Lady Starlight 06-07-2003, 10:56 PM Remember how we aren't supposed to gang up on YW? We also shouldn't gang up on military people.
Polly 06-07-2003, 11:07 PM Lady Starlight, I hope I didn't come off like I was ganging up on military people. *sigh* Sometimes I'm not good at wording things. The experiences I had with the military men I dated were all the same, but I KNOW not all military people are like that. I'm sorry I generalized so much, because I have an infinite respect for what our military does for our country. My father was a prinsoner of WW2. I apologize to anyone I have offended.

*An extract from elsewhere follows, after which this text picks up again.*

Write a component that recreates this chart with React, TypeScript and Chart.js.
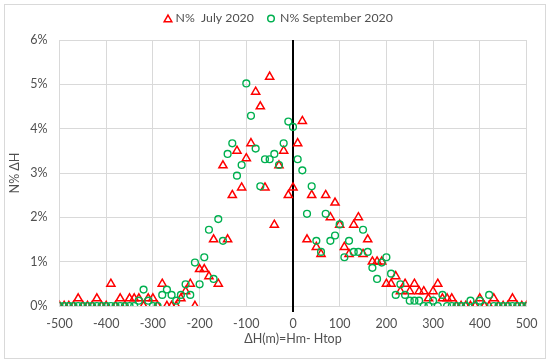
import { useEffect, useRef } from "react";
import { Chart, registerables } from "chart.js";

Chart.register(...registerables);

const deltaH = [
  -500, -490, -480, -470, -460, -450, -440, -430, -420, -410,
  -400, -390, -380, -370, -360, -350, -340, -330, -320, -310,
  -300, -290, -280, -270, -260, -250, -240, -230, -220, -210,
  -200, -190, -180, -170, -160, -150, -140, -130, -120, -110,
  -100, -90, -80, -70, -60, -50, -40, -30, -20, -10,
  0, 10, 20, 30, 40, 50, 60, 70, 80, 90,
  100, 110, 120, 130, 140, 150, 160, 170, 180, 190,
  200, 210, 220, 230, 240, 250, 260, 270, 280, 290,
  300, 310, 320, 330, 340, 350, 360, 370, 380, 390,
  400, 410, 420, 430, 440, 450, 460, 470, 480, 490,
  500,
];

const julyPct = [
  0, 0, 0, 0, 0.17, 0, 0, 0, 0.17, 0,
  0, 0.5, 0, 0.17, 0, 0.17, 0.17, 0.17, 0, 0.17,
  0.17, 0, 0.5, 0, 0, 0, 0.17, 0.33, 0.5, 0,
  0.83, 0.83, 0.67, 1.5, 0.5, 3.17, 1.5, 2.5, 3.5, 2.67,
  3.33, 3.67, 4.83, 4.5, 2.67, 5.17, 1.83, 3.17, 3.5, 2.5,
  2.67, 3.67, 4.17, 1.5, 2.5, 1.33, 1.17, 2.5, 2.0, 2.33,
  1.83, 1.33, 1.17, 1.83, 2.0, 1.17, 1.5, 1.0, 1.0, 1.0,
  0.5, 0.5, 0.67, 0.33, 0.5, 0.33, 0.5, 0.33, 0.33, 0.17,
  0.33, 0.5, 0.17, 0.17, 0.17, 0, 0, 0, 0, 0,
  0.17, 0, 0, 0.17, 0, 0, 0, 0.17, 0, 0,
  0,
];

const septPct = [
  0, 0, 0, 0, 0, 0, 0, 0, 0, 0,
  0, 0, 0, 0, 0, 0, 0, 0.12, 0.37, 0.12,
  0, 0, 0.25, 0.37, 0.25, 0.12, 0.25, 0.49, 0.25, 0.98,
  0.49, 1.1, 1.72, 0.61, 1.96, 1.47, 3.43, 3.67, 2.94, 3.18,
  5.02, 4.29, 3.55, 2.7, 3.31, 3.31, 3.43, 3.18, 3.67, 4.16,
  4.04, 3.31, 3.06, 2.08, 2.7, 1.47, 1.22, 2.08, 1.47, 1.59,
  1.84, 1.1, 1.47, 1.22, 1.22, 1.72, 1.22, 0.86, 0.61, 0.98,
  1.1, 0.73, 0.25, 0.49, 0.25, 0.12, 0.12, 0.12, 0, 0,
  0.12, 0, 0.25, 0, 0, 0, 0, 0, 0.12, 0,
  0.12, 0, 0.25, 0, 0, 0, 0, 0, 0, 0,
  0,
];

const xTickValues = [-500, -400, -300, -200, -100, 0, 100, 200, 300, 400, 500];
const yTickValues = [0, 1, 2, 3, 4, 5, 6];

const seriesLabels = ["N%  July 2020", "N% September 2020"];
const xTitle = "ΔH(m)=Hm- Htop";
const yTitle = "N% ΔH";

const RED = "#ff0000";
const GREEN = "#00b050";
const GRID = "#d9d9d9";
const TEXT = "#505050";
const FONT_FAMILY = "Lato, 'Open Sans', sans-serif";

export default function App() {
  const canvasRef = useRef<HTMLCanvasElement | null>(null);

  useEffect(() => {
    const canvas = canvasRef.current;
    if (!canvas) return;

    const framePlugin = {
      id: "frame",
      beforeDraw(chart: any) {
        const { ctx, width, height } = chart;
        ctx.save();
        ctx.fillStyle = "#ffffff";
        ctx.fillRect(0, 0, width, height);
        ctx.strokeStyle = GRID;
        ctx.lineWidth = 1;
        ctx.strokeRect(4.5, 4.5, width - 9, height - 8);
        ctx.restore();
      },
      beforeDatasetsDraw(chart: any) {
        const { ctx, chartArea, scales } = chart;
        const x0 = scales.x.getPixelForValue(0);
        ctx.save();
        ctx.strokeStyle = "#000000";
        ctx.lineWidth = 2;
        ctx.beginPath();
        ctx.moveTo(x0, chartArea.top);
        ctx.lineTo(x0, chartArea.bottom + 6);
        ctx.stroke();
        ctx.restore();
      },
      afterDraw(chart: any) {
        const { ctx } = chart;
        const y = 18.5;
        ctx.save();
        ctx.font = `12.3px ${FONT_FAMILY}`;
        ctx.textBaseline = "middle";
        ctx.fillStyle = TEXT;
        const tx = 168;
        const r = 4.4;
        ctx.strokeStyle = RED;
        ctx.lineWidth = 1.5;
        ctx.beginPath();
        for (let k = 0; k < 3; k++) {
          const a = (k * 2 * Math.PI) / 3;
          const px = tx + Math.sin(a) * r;
          const py = y + 1 - Math.cos(a) * r;
          if (k === 0) ctx.moveTo(px, py);
          else ctx.lineTo(px, py);
        }
        ctx.closePath();
        ctx.stroke();
        ctx.fillText(chart.data.datasets[0].label, 175.5, y);
        ctx.strokeStyle = GREEN;
        ctx.beginPath();
        ctx.arc(271, y, 3.3, 0, Math.PI * 2);
        ctx.stroke();
        ctx.fillText(chart.data.datasets[1].label, 280, y);
        ctx.restore();
      },
    };

    const tickFont = { family: FONT_FAMILY, size: 12.5 };

    const chart = new Chart(canvas, {
      type: "scatter",
      data: {
        datasets: [
          {
            label: seriesLabels[0],
            data: deltaH.map((x, i) => ({ x, y: julyPct[i] })),
            pointStyle: "triangle",
            pointRadius: 4.7,
            pointBorderWidth: 1.5,
            borderColor: RED,
            backgroundColor: "rgba(0,0,0,0)",
            order: 1,
          },
          {
            label: seriesLabels[1],
            data: deltaH.map((x, i) => ({ x, y: septPct[i] })),
            pointStyle: "circle",
            pointRadius: 3.4,
            pointBorderWidth: 1.4,
            borderColor: GREEN,
            backgroundColor: "rgba(0,0,0,0)",
            order: 0,
          },
        ],
      },
      options: {
        responsive: false,
        animation: false,
        events: [],
        layout: { padding: { top: 40, left: 3, right: 23.5, bottom: 12 } },
        plugins: {
          legend: { display: false },
          tooltip: { enabled: false },
        },
        scales: {
          x: {
            type: "linear",
            min: -500,
            max: 500,
            afterBuildTicks: (s: any) => {
              s.ticks = xTickValues.map((v) => ({ value: v }));
            },
            afterFit: (s: any) => {
              s.height = 44;
            },
            grid: {
              color: (c: any) => (c.tick && c.tick.value === 0 ? "rgba(0,0,0,0)" : GRID),
              lineWidth: 1,
              drawTicks: true,
              tickLength: 6,
              tickColor: "rgba(0,0,0,0)",
            },
            border: { color: GRID },
            ticks: { padding: 4.5, color: TEXT, font: tickFont, maxRotation: 0 },
            title: {
              display: true,
              text: xTitle,
              color: TEXT,
              font: tickFont,
              padding: { top: 4, bottom: 4 },
            },
          },
          y: {
            type: "linear",
            min: 0,
            max: 6,
            afterBuildTicks: (s: any) => {
              s.ticks = yTickValues.map((v) => ({ value: v }));
            },
            afterFit: (s: any) => {
              s.width = 56.5;
            },
            grid: { color: GRID, lineWidth: 1, drawTicks: false },
            border: { color: GRID },
            ticks: {
              padding: 12,
              color: TEXT,
              font: tickFont,
              callback: (v: any) => `${v}%`,
            },
            title: {
              display: true,
              text: yTitle,
              color: TEXT,
              font: tickFont,
              padding: { top: 4, bottom: 4 },
            },
          },
        },
      },
      plugins: [framePlugin],
    } as any);

    return () => chart.destroy();
  }, []);

  return (
    <div style={{ position: "fixed", left: 0, top: 0, width: 550, height: 362 }}>
      <canvas ref={canvasRef} width={550} height={362} style={{ display: "block" }} />
    </div>
  );
}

Tall Guy 06-08-2003, 01:17 AM Unfortunatly, like Peachy said, thats some super sensitive information. Especially the SS number. I wouldn't have any problem giving out any other piece of information about myself to anyone (just ask. . i'm serious), but the SS number is off limits. That is, unless you give good cyber head lmao.
SnowPrincess 06-08-2003, 01:28 AM FYI when you are an independant contractor, you give out either your 41 number or your SS to the people who pay you so they can 1099 you properly at the end of the year.
So therefor Polly is being safe, a SS or a 41 is required for most jobs.
I also clean peoples homes and have keys, I also give them my vehicle plate #, it is a huge trust issue, I trust them, they trust me to be in their sanctuarys (homes).
Lady Starlight 06-08-2003, 01:15 PM Don't worry Polly. Your post was fine, I just didn't want it to become a pig pile. I just wanted to say *something* because, well, lots of people get thin skinned around here, and I figured it was my turn :)
The fact is, there are dangerous people from all walks of life, and you have to keep your radar on for anyone.